We ask how to enfold the beauty of a flight of swallows as their tail streamers
and their wings wave to the sunset. Such enchantments we’d wish to have at the
fore of our being, where it can be felt by others. Yes?’
It is a rhetorical question; nevertheless I am nodding again like a mare in blinkers. There is only one way to go. I was not expecting a philosopher in a department of intimate wear. (p. 175)
Madame Varekova goes on to tell Amira that:
Our lingerie is the human voice, the accessories are the accompaniment of violin, oboe or flute; it depends on the circumstance, of course, the place and the feelings flowing yes? This is crucial, Madam. The motivation is everything. We approach the exuberance that produces life with imaginative abaddon.’
'Abandon? abandonment?’ It is involuntary; the teacher in me is never far away.
‘You’re so right. It is such a joyous affair that I forget myself. I am an artist; I was born with an artist’s disposition.’
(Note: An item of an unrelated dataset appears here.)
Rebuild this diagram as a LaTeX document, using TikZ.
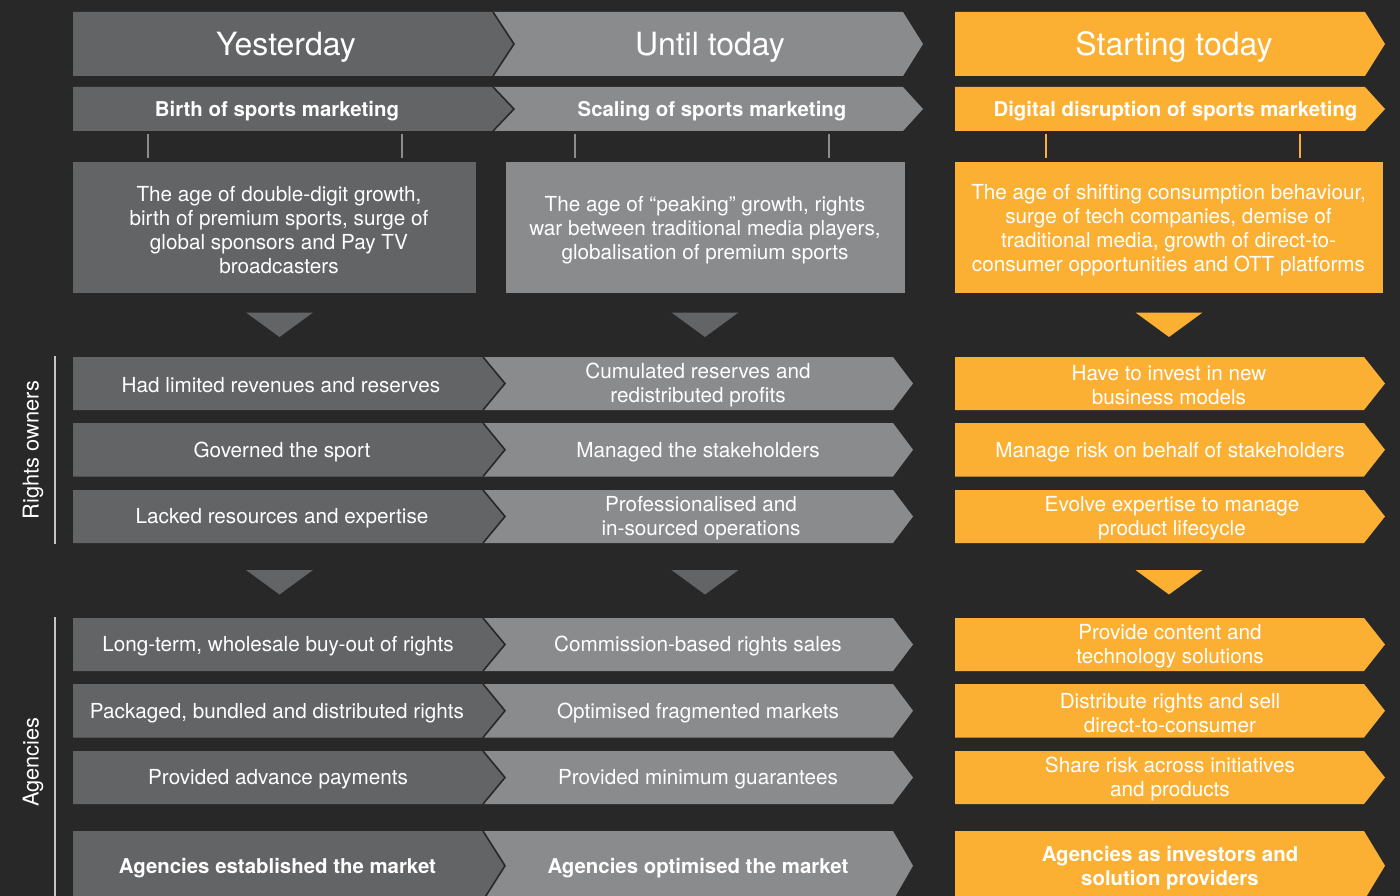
\documentclass[tikz,border=0pt]{standalone}
\usepackage{fontspec}
\setmainfont{TeX Gyre Heros}
\definecolor{bgc}{HTML}{282828}
\definecolor{dkg}{HTML}{636466}
\definecolor{ltg}{HTML}{8A8B8D}
\definecolor{org}{HTML}{FBB034}
\definecolor{vln}{HTML}{C4C4C4}
\newcommand\chev[6]{\fill[#6] (#1,#3) -- (#2,#3) -- ({#2+#5},{(#3+#4)/2}) -- (#2,#4) -- (#1,#4) -- cycle;}
\newcommand\sepline[4]{\draw[bgc,line width=1.6pt,line join=miter] (#1,#2) -- ({#1+#4},{(#2+#3)/2}) -- (#1,#3);}
\begin{document}
\begin{tikzpicture}[x=1pt,y=-1pt,
  txt/.style={text=white,align=center,inner sep=0pt,yshift=-2pt,font=\fontsize{20.7}{24}\selectfont},
  btxt/.style={txt,font=\fontsize{20.4}{24.5}\selectfont\bfseries},
  htxt/.style={text=white,inner sep=0pt,yshift=-3pt,font=\fontsize{32}{36}\selectfont},
  side/.style={text=white,inner sep=0pt,rotate=90,font=\fontsize{21.8}{24}\selectfont},
  tick/.style={line width=2pt},
  vline/.style={vln,line width=1.5pt}]
\fill[bgc] (0,0) rectangle (1400,896);
\useasboundingbox (0,0) rectangle (1400,896);

% header row
\chev{493}{903}{12}{76}{20}{ltg}
\chev{73}{493}{12}{76}{21}{dkg}
\sepline{493}{12}{76}{21}
\chev{955}{1365}{12}{76}{20}{org}
\node[htxt] (h1) at (286,44) {Yesterday};
\node[htxt] (h2) at (710,44) {Until today};
\node[htxt] (h3) at (1174,44) {Starting today};

% subtitle row
\chev{493}{903}{87}{131}{20}{ltg}
\chev{73}{493}{87}{131}{21}{dkg}
\sepline{493}{87}{131}{21}
\chev{955}{1365}{87}{131}{20}{org}
\node[btxt] (s1) at (277,109) {Birth of sports marketing};
\node[btxt] (s2) at (712,109) {Scaling of sports marketing};
\node[btxt] (s3) at (1175.5,109) {Digital disruption of sports marketing};

% ticks
\draw[tick,ltg] (148,134) -- (148,158) (402,134) -- (402,158)
                (575,134) -- (575,158) (829,134) -- (829,158);
\draw[tick,org] (1046,134) -- (1046,158) (1300,134) -- (1300,158);

% description boxes
\fill[dkg] (73,162) rectangle (476,293);
\fill[ltg] (506,162) rectangle (905,293);
\fill[org] (955,162) rectangle (1383,293);
\node[txt] (d1) at (279,228) {The age of double-digit growth,\\birth of premium sports, surge of\\global sponsors and Pay TV\\broadcasters};
\node[txt] (d2) at (705,228) {The age of “peaking” growth, rights\\war between traditional media players,\\globalisation of premium sports};
\node[txt] (d3) at (1168.5,228) {The age of shifting consumption behaviour,\\surge of tech companies, demise of\\traditional media, growth of direct-to-\\consumer opportunities and OTT platforms};

% down triangles
\foreach \cx/\cy/\cc in {279.5/312.5/dkg,705/312.5/dkg,1169/312.5/org,279.5/570/dkg,705/570/dkg,1169/570/org}{
  \fill[\cc] ({\cx-33.5},\cy) -- ({\cx+33.5},\cy) -- (\cx,{\cy+24.5}) -- cycle;}

% side labels
\draw[vline] (55,356) -- (55,544);
\draw[vline] (55,617) -- (55,896);
\node[side] (lr) at (33,450) {Rights owners};
\node[side] (la) at (33,762) {Agencies};

% rows
\foreach \ya/\yb in {357/410,423/476.5,490/543,618/671,684/737.5,751/804,831/900.5}{
  \chev{483}{893}{\ya}{\yb}{20}{ltg}
  \chev{73}{483}{\ya}{\yb}{22}{dkg}
  \sepline{483}{\ya}{\yb}{22}
  \chev{955}{1364}{\ya}{\yb}{21}{org}
}

% rights owners texts
\node[txt] (r11) at (281,383.5) {Had limited revenues and reserves};
\node[txt] (r12) at (698,383.5) {Cumulated reserves and\\redistributed profits};
\node[txt] (r13) at (1169,383.5) {Have to invest in new\\business models};
\node[txt] (r21) at (282,450) {Governed the sport};
\node[txt] (r22) at (698,450) {Managed the stakeholders};
\node[txt] (r23) at (1170,450) {Manage risk on behalf of stakeholders};
\node[txt] (r31) at (282,516.5) {Lacked resources and expertise};
\node[txt] (r32) at (701,516.5) {Professionalised and\\in-sourced operations};
\node[txt] (r33) at (1172,516.5) {Evolve expertise to manage\\product lifecycle};

% agencies texts
\node[txt] (a11) at (278,644.5) {Long-term, wholesale buy-out of rights};
\node[txt] (a12) at (698,644.5) {Commission-based rights sales};
\node[txt] (a13) at (1170,644.5) {Provide content and\\technology solutions};
\node[txt] (a21) at (277,711) {Packaged, bundled and distributed rights};
\node[txt] (a22) at (698,711) {Optimised fragmented markets};
\node[txt] (a23) at (1170,711) {Distribute rights and sell\\direct-to-consumer};
\node[txt] (a31) at (278,777.5) {Provided advance payments};
\node[txt] (a32) at (698,777.5) {Provided minimum guarantees};
\node[txt] (a33) at (1170,777.5) {Share risk across initiatives\\and products};
\node[btxt] (a41) at (277.5,866) {Agencies established the market};
\node[btxt] (a42) at (698,866) {Agencies optimised the market};
\node[btxt] (a43) at (1170,866) {Agencies as investors and\\solution providers};
\end{tikzpicture}
\end{document}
‘Of course, Madame.’ What is happening to me? Why am I mimicking her? Has she hypnotised me?
The note of comic sadness returns a good many years later after the falling out with Vidya, when Amira takes herself upstairs to get ready for bed:
She was about to put on one of the beautiful nightgowns Santosh had bought her. But she returned it to the drawer, where it lay beside the fine pieces from Madame Varekova’s caravan on the old silk road. She closed the drawer gently, her eyes streaming. (p.321)
We know, without being told, that Madame Vareskova’s silks have lain there undisturbed, when Amira chooses instead “the monastic comfort of soft white cotton with a high collar and long sleeves”. It is so often through such small details that we reach to the heart and depth of the novel’s emotions.
You may be thinking that the title of the novel is Daughters of Empire, and I have focused almost entirely on one. But I am of course a publisher as well as an editor and occasional critic, and it is with my publisher’s hat on that I invite you to find out for yourself the fortunes of Anjali, Satisha and Vidya.